Thursday 27 December 2007

Benazir Bhutto

Years from now, when asked where I was when Benazir Bhutto was assassinated, I will respond, "I was at lunch with a Pakistani friend who was flying out to Pakistan that evening. If the question is where was I when I heard, I was at home, it was 16.20, and I went to the BBC website ON A WHIM. There it was."

I remember the execution of her father, Zulfikar Ali Bhutto, just months before we were due to visit Pakistan for the summer. I wasn't really affected - my parents weren't Bhutto supporters, and my father read news of Bhutto's death with grim satisfaction. I didn't really understand what was going on: as long as my relatives were ok, I was fine.

My late teens and twenties were a time of separating from my Pakistani identity. Even so, I cheered Benazir Bhutto as a western-educated woman who wanted to rule in an Islamic country. No matter how much my father cut her down, I always secretly hoped she'd get into power - a western-educated woman as Pakistani Prime Minister! HA! Take that you pompous, Muslim, South Asian male jerks!

Then she went for an arranged marriage. I, and many other girls of Pakistani heritage trying to straddle East and West, felt betrayed. So I didn't pay much attention when she was elected Prime Minister. I carried on my merry way, turning my back on my Pakistani identity.

Let's be clear here: Benazir Bhutto was no saint. She promised advances for women during her tenure as Prime Minister and didn't deliver. She saw the Taliban as a 'stabilising force'. She might have been guilty of corruption. Hero worship has no place here.

She was as complex as the country from which she came - an extremely privileged woman who spoke out for the poor (though actions are harder to find); a proponent of democracy who ran her government and party like a dictator. Full of contradictions, ever tough - but those were necessary qualities in an area with the worst gender rights record and the most corrupt political system in the world.

Whether one supported her wholeheartedly, felt that she betrayed her education in Western democracy, or felt she found it impossible to resist becoming part of a corrupt system, one cannot deny that she loved her country and gave her life for it. Her fate and that of Pakistan's were inextricably entwined; she lived and breathed Pakistan, even when she was thousands of miles away.

That sense makes the news of her assassination even more frightening.

I didn't expect to be hit by it the way I was; when I saw it on the BBC website banner, I just stared, unable to absorb it.
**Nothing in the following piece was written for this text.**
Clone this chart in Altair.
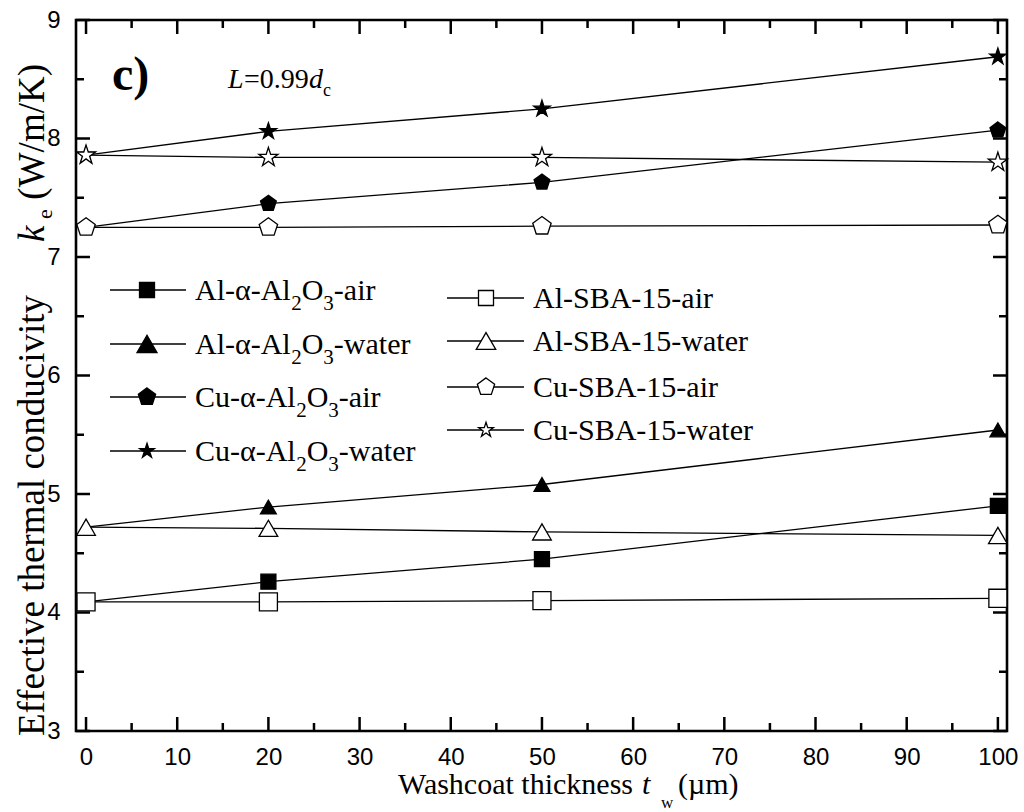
import altair as alt
import pandas as pd

# ---------------- data ----------------
thickness = [0, 20, 50, 100]
series_names = ["Al-α-Al2O3-air", "Al-α-Al2O3-water", "Cu-α-Al2O3-air", "Cu-α-Al2O3-water",
                "Al-SBA-15-air", "Al-SBA-15-water", "Cu-SBA-15-air", "Cu-SBA-15-water"]
al_alpha_air = [4.09, 4.26, 4.45, 4.90]
al_alpha_water = [4.72, 4.89, 5.08, 5.54]
cu_alpha_air = [7.25, 7.45, 7.63, 8.07]
cu_alpha_water = [7.86, 8.06, 8.25, 8.69]
al_sba_air = [4.09, 4.09, 4.10, 4.12]
al_sba_water = [4.72, 4.71, 4.68, 4.65]
cu_sba_air = [7.25, 7.25, 7.26, 7.27]
cu_sba_water = [7.86, 7.84, 7.84, 7.80]
series_values = [al_alpha_air, al_alpha_water, cu_alpha_air, cu_alpha_water,
                 al_sba_air, al_sba_water, cu_sba_air, cu_sba_water]

x_major = [0, 10, 20, 30, 40, 50, 60, 70, 80, 90, 100]
x_minor = [5, 15, 25, 35, 45, 55, 65, 75, 85, 95]
y_major = [3, 4, 5, 6, 7, 8, 9]
y_minor = [3.5, 4.5, 5.5, 6.5, 7.5, 8.5]

# ---------------- styles ----------------
PENTAGON = "M0,-1L0.951,-0.309L0.588,0.809L-0.588,0.809L-0.951,-0.309Z"
STAR = ("M0,-1L0.2245,-0.309L0.951,-0.309L0.363,0.118L0.588,0.809L0,0.382"
        "L-0.588,0.809L-0.363,0.118L-0.951,-0.309L-0.2245,-0.309Z")
shapes = ["square", "triangle-up", PENTAGON, STAR] * 2
fills = ["black"] * 4 + ["white"] * 4
sizes = [225, 400, 360, 380, 225, 400, 360, 330]
legend_sizes = [225, 400, 330, 240, 225, 380, 330, 240]

W, H = 931, 711
SERIF = "Liberation Serif"
SANS = "Liberation Sans"

rows = []
for name, vals in zip(series_names, series_values):
    for t, v in zip(thickness, vals):
        rows.append({"series": name, "t": t, "k": v})
df = pd.DataFrame(rows)

xscale = alt.Scale(domain=[-1.1, 101], nice=False, zero=False)
yscale = alt.Scale(domain=[3, 9], nice=False, zero=False)
xaxis = alt.Axis(values=x_major, title=None, format="d")
yaxis = alt.Axis(values=y_major, title=None, format="d")

base = alt.Chart(df)
lines = base.mark_line(color="black", strokeWidth=1.3).encode(
    x=alt.X("t:Q", scale=xscale, axis=xaxis),
    y=alt.Y("k:Q", scale=yscale, axis=yaxis),
    detail="series:N",
)
points = base.mark_point(filled=True, stroke="black", strokeWidth=1.3, opacity=1).encode(
    x=alt.X("t:Q", scale=xscale, axis=xaxis),
    y=alt.Y("k:Q", scale=yscale, axis=yaxis),
    shape=alt.Shape("series:N", scale=alt.Scale(domain=series_names, range=shapes), legend=None),
    fill=alt.Fill("series:N", scale=alt.Scale(domain=series_names, range=fills), legend=None),
    size=alt.Size("series:N", scale=alt.Scale(domain=series_names, range=sizes), legend=None),
)

# ---------------- inward ticks on all four sides ----------------
tick_layers = []
for vals, length in ((x_major, 14), (x_minor, 8)):
    d = pd.DataFrame({"v": vals})
    for y0, y1 in ((H, H - length), (0, length)):
        tick_layers.append(alt.Chart(d).mark_rule(color="black", strokeWidth=2.5).encode(
            x=alt.X("v:Q", scale=xscale, axis=xaxis), y=alt.value(y0), y2=alt.value(y1)))
for vals, length in ((y_major, 14), (y_minor, 8)):
    d = pd.DataFrame({"v": vals})
    for x0, x1 in ((0, length), (W, W - length)):
        tick_layers.append(alt.Chart(d).mark_rule(color="black", strokeWidth=2.5).encode(
            y=alt.Y("v:Q", scale=yscale, axis=yaxis), x=alt.value(x0), x2=alt.value(x1)))


def txt(s, x, y, size, style="normal", weight="normal", align="left", angle=0,
        baseline="alphabetic", font=SERIF):
    return alt.Chart(pd.DataFrame({"s": [s]})).mark_text(
        font=font, fontSize=size, fontStyle=style, fontWeight=weight, align=align,
        baseline=baseline, angle=angle, color="black").encode(
        x=alt.value(x), y=alt.value(y), text="s:N")


# approximate Times/Liberation Serif advance widths (em) for the legend pieces
EM = {"A": 0.722, "l": 0.278, "-": 0.333, "α": 0.54, "C": 0.667, "u": 0.5, "O": 0.722}

# ---------------- legend (two columns) ----------------
legend_layers = []
col_geom = [(34, 110, 71, 119), (371, 448, 410, 457)]
row_y = [[270, 324, 377, 431], [278, 321, 367, 410]]
one = pd.DataFrame({"a": [0]})
LFS, SFS = 30, 21
for i, name in enumerate(series_names):
    c, r = divmod(i, 4)
    x1, x2, xm, xt = col_geom[c]
    yy = row_y[c][r]
    legend_layers.append(alt.Chart(one).mark_rule(color="black", strokeWidth=1.3).encode(
        x=alt.value(x1), x2=alt.value(x2), y=alt.value(yy)))
    legend_layers.append(alt.Chart(one).mark_point(
        shape=shapes[i], size=legend_sizes[i], filled=True, fill=fills[i], stroke="black",
        strokeWidth=1.3, opacity=1).encode(x=alt.value(xm), y=alt.value(yy)))
    if "2O3" in name:
        prefix, suffix = name.split("2O3")
        xp = xt + sum(EM[ch] for ch in prefix) * LFS
        legend_layers.append(txt(prefix, xt, yy + 10, LFS))
        legend_layers.append(txt("2", xp, yy + 20, SFS))
        xp += 0.5 * SFS
        legend_layers.append(txt("O", xp, yy + 10, LFS))
        xp += EM["O"] * LFS
        legend_layers.append(txt("3", xp, yy + 20, SFS))
        xp += 0.5 * SFS
        legend_layers.append(txt(suffix, xp, yy + 10, LFS))
    else:
        legend_layers.append(txt(name, xt, yy + 10, LFS))

# ---------------- annotations & axis titles ----------------
ann = [
    txt("c)", 36, 70, 48, weight="bold"),
    txt("L", 152, 68, 28, style="italic"),
    txt("=0.99", 168, 68, 28),
    txt("d", 233, 68, 28, style="italic"),
    txt("c", 247, 76, 18),
    # x title
    txt("Washcoat thickness", 557, 774, 30, align="right"),
    txt("t", 566, 774, 30, style="italic"),
    txt("w", 585, 788, 17),
    txt("(µm)", 602, 774, 30),
    # y title (rotated)
    txt("Effective thermal conducivity", -32, 716, 37, angle=270),
    txt("k", -32, 222, 37, style="italic", angle=270),
    txt("e", -24, 199, 22, angle=270),
    txt("(W/m/K)", -32, 44, 37, angle=270, align="right"),
]

chart = alt.layer(*tick_layers, lines, points, *legend_layers, *ann).properties(
    width=W, height=H, autosize="none",
    padding={"left": 76, "top": 20, "right": 17, "bottom": 81},
).configure_view(stroke="black", strokeWidth=2.6).configure_axis(
    grid=False, domain=False, ticks=False, tickSize=0, labelFont=SANS, labelFontSize=24,
    labelColor="black",
).configure_axisX(labelPadding=14).configure_axisY(labelPadding=16)

chart.save("out.html", embed_options={"renderer": "svg", "actions": False})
Benazir Bhutto. Assassinated. I immediately turned on BBC News 24 and stared at it for 2.5 hours before I realised we weren't actually going to hear Pervez Musharraf's speech in full, nor was there going to be anything new for a while.

Mind-numbing, someone called it. Yes. But so much more. Shock, grief, horror, anger. Fear. And a sense of something being ripped away. An awareness that whether this was a master stroke designed to destabilise Pakistan and drop it into the hands of Taliban clones or whether this was a horrible miscalculation by one of her opponents, possibly even Musharraf- today, evil won a battle in the long war. And I'm feeling so much more I can't even begin to verbalise now.

But what I can verbalise is this: I don't want to read any more crap like the stuff on the BBC "Have your say", where the most recommended comment is the offensive "That's the way politics works with The Religion of Peace," and another is "Pakistan - what a wonderful place it must be." HOW DARE YOU. YOU KNOW NOTHING ABOUT THE PEOPLE AND THE COUNTRY, YOU XENOPHOBIC JERK. SHOW SOME RESPECT.
The people I want nearest me, the people I want to talk to about what I'm thinking and feeling are the ones who know Pakistan and love it, who can understand what I can say, but more importantly, what I can't. That's one friend flying to Lahore as I type, and another who had the nerve to tell me I was more Pakistani than I wanted to admit to.

Oh God. This can't be true.

We all thought she was indestructible, that she'd always be there. Her narrow escape in October, when 140 of her supporters were killed and 400 wounded, reinforced that belief. We couldn't imagine Pakistan without her.

Now, we have to.

Rest in peace, Baji.

1 comment:

Anonymous said...

As one who is fairly ignorant of Pakistan and its political history, I'd like to thank you for putting this horrible event into a far clearer perspective. I did not know what to think about such matters, hearing conflicting information and opinions on either side - but as I have come to expect and trust in your commentaries, Thank You for what you just wrote.